Enfin, Proofpoint alerte sur le recours croissant au hameçonnage par le biais des réseaux sociaux. A juste titre, peut-on conclure au regard d’une récente étude de chercheurs des universités d’Erlangen-Nuremberg et de la Sarre en Allemagne. Selon celle-ci, un URL frauduleux a bien plus de chances d’être cliqué s’il est adressé via Facebook que par e-mail : 42,5 % dans un cas, contre 20 % dans l’autre. A 34,2 %, c’est d’abord la curiosité qui motive le clic.
« C’est cohérent avec nos recherches. Le taux de clic [pour les attaques via les réseaux sociaux] est substantiellement plus élevé », indique Ryan Kalember. Mais cela ne va pas sans créer de nouveaux défis : il n’y a pas là d’élément d’infrastructure sur lequel se reposer pour filtrer les messages entrants. Hélas, même le filtrage sortant peut montrer ses limites : « la passerelle d’accès Web sécurisé ne fonctionnera pas si l’accès se fait depuis un terminal mobile, à moins d’une configuration très verrouillée. La seule solution est de s’intégrer à ses plateformes par le biais d’API natives et de protéger certains comptes à forte valeur ».

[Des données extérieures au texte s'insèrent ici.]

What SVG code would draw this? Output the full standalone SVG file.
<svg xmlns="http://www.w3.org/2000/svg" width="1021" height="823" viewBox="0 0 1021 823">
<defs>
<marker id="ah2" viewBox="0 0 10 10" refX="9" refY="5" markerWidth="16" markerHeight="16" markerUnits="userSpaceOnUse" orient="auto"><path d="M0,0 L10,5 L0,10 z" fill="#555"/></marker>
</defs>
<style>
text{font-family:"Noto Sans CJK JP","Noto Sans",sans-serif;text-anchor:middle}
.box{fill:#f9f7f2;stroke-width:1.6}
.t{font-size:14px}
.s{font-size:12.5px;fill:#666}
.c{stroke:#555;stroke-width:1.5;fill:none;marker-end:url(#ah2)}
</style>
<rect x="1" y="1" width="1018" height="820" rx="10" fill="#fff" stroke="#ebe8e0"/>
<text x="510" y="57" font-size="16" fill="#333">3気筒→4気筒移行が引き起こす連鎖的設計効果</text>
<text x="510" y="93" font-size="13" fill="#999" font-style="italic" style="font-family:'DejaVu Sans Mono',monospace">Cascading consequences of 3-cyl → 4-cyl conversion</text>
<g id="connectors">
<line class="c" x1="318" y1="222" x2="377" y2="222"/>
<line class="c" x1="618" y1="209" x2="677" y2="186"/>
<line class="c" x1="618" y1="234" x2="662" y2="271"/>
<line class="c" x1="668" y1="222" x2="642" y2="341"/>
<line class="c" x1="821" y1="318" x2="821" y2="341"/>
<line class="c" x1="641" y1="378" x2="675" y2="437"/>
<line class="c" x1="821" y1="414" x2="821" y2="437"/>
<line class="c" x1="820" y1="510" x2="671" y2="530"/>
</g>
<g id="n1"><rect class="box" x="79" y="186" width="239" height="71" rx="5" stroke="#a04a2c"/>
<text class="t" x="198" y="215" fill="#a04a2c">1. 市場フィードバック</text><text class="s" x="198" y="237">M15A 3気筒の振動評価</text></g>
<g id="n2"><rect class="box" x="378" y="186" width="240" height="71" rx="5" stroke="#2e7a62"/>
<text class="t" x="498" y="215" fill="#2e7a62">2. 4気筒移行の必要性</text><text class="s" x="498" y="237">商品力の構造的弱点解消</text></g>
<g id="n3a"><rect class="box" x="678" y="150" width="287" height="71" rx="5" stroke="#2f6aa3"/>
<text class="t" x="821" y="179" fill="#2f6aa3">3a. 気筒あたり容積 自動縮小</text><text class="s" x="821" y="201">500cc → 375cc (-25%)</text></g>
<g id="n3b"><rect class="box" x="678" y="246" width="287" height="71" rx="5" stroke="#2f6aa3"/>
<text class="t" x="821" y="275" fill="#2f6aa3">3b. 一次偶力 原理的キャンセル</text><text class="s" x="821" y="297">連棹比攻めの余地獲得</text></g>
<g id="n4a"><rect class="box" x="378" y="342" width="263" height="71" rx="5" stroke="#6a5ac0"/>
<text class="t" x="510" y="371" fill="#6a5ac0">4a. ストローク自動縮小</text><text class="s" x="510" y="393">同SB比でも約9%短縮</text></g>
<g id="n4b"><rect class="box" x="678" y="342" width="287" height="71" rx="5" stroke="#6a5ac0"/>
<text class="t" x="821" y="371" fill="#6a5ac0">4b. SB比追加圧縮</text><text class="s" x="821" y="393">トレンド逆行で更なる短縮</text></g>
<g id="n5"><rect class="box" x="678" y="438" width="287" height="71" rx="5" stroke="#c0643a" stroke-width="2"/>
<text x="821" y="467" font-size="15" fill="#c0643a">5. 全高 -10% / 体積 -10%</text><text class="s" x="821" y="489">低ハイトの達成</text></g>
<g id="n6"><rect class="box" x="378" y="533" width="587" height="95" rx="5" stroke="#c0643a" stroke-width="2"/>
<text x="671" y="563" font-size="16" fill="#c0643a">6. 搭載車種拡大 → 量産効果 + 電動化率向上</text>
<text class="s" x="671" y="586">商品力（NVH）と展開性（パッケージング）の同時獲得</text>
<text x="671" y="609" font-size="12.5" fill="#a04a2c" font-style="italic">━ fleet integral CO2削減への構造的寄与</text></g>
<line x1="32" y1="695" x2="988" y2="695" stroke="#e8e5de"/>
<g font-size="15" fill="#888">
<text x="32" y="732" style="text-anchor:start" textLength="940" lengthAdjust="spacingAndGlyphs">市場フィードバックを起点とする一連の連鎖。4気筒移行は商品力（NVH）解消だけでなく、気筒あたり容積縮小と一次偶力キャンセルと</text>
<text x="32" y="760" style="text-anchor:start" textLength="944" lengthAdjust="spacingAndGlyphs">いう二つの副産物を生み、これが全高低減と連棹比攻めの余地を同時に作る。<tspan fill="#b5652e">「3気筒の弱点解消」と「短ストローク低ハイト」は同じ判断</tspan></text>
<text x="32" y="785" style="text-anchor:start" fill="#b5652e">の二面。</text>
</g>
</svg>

Sur les réseaux sociaux, toutefois, Ryan Kalember indique n’avoir observé que des arnaques mineures ou des opérations très ciblées, attribuables à des états-nations, « mais rien entre les deux ». De quoi penser que la grande majorité des cyber-délinquants n’a pas encore changé son fusil d’épaule. Pour l’instant.

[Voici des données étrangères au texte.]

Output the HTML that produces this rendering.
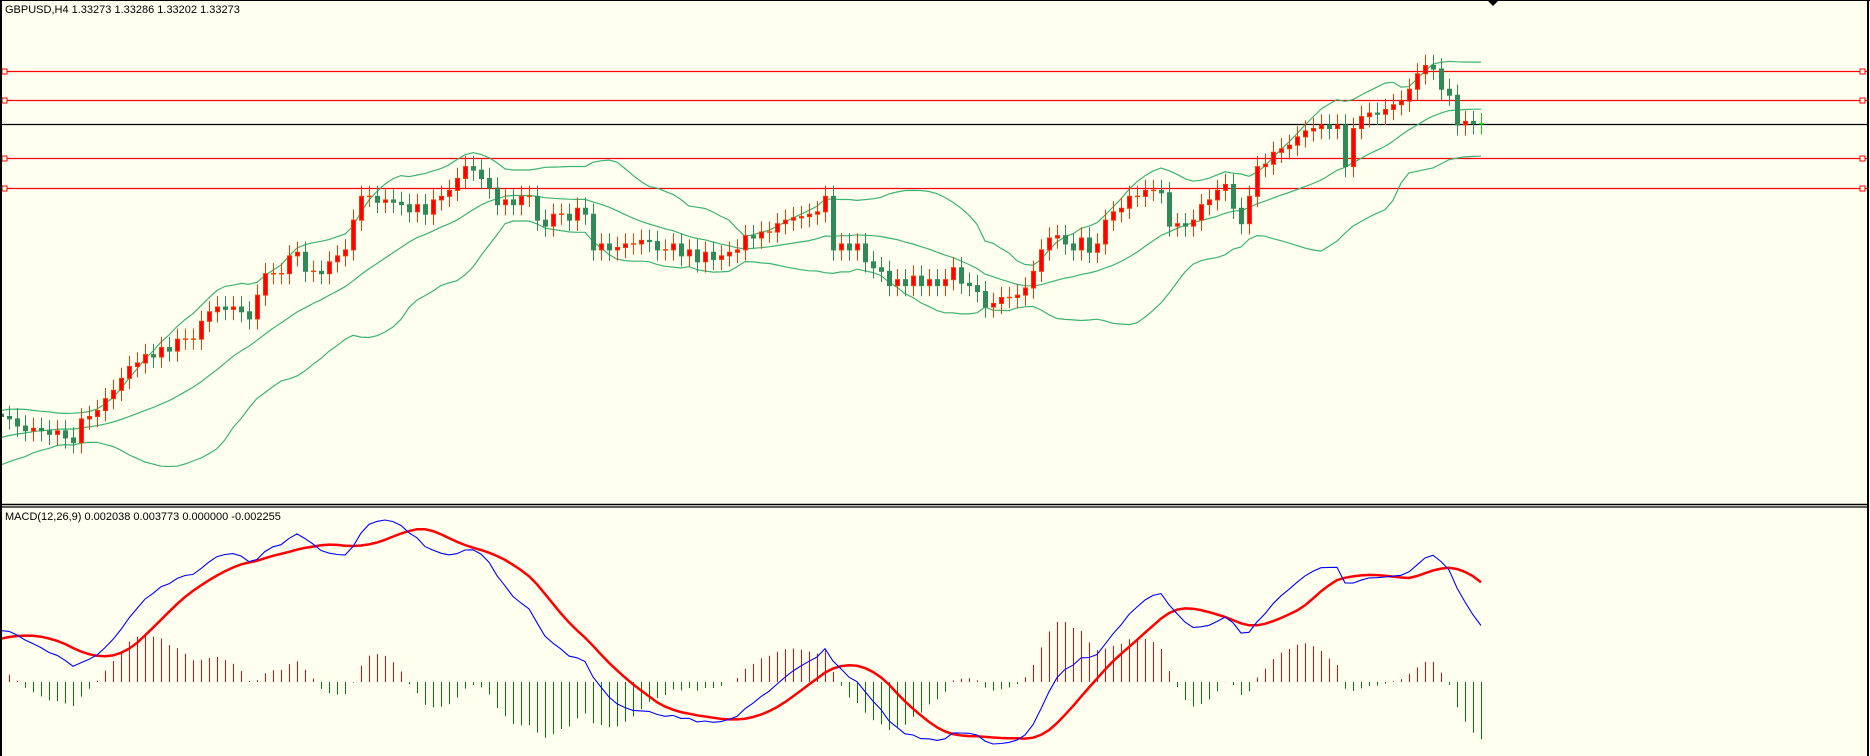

Dans ce contexte, la question se pose du passage d’une culture de la confiance aveugle à celle de la suspicion : « vous avez tout à fait raison. Tout le monde dans l’industrie de la sécurité le souhaiterait. Mais j’ai dû faire quelques centaines d’opérations de sensibilisation dans ma carrière et je ne crois pas qu’elles seront capables de changer le comportement de beaucoup de monde ». Et cela d’autant plus que tout est fait pour imprégner les utilisateurs de la culture du clic : « inverser cette tendance m’apparaît très difficile ». A commencer par exemple par l’authentification à facteurs multiples.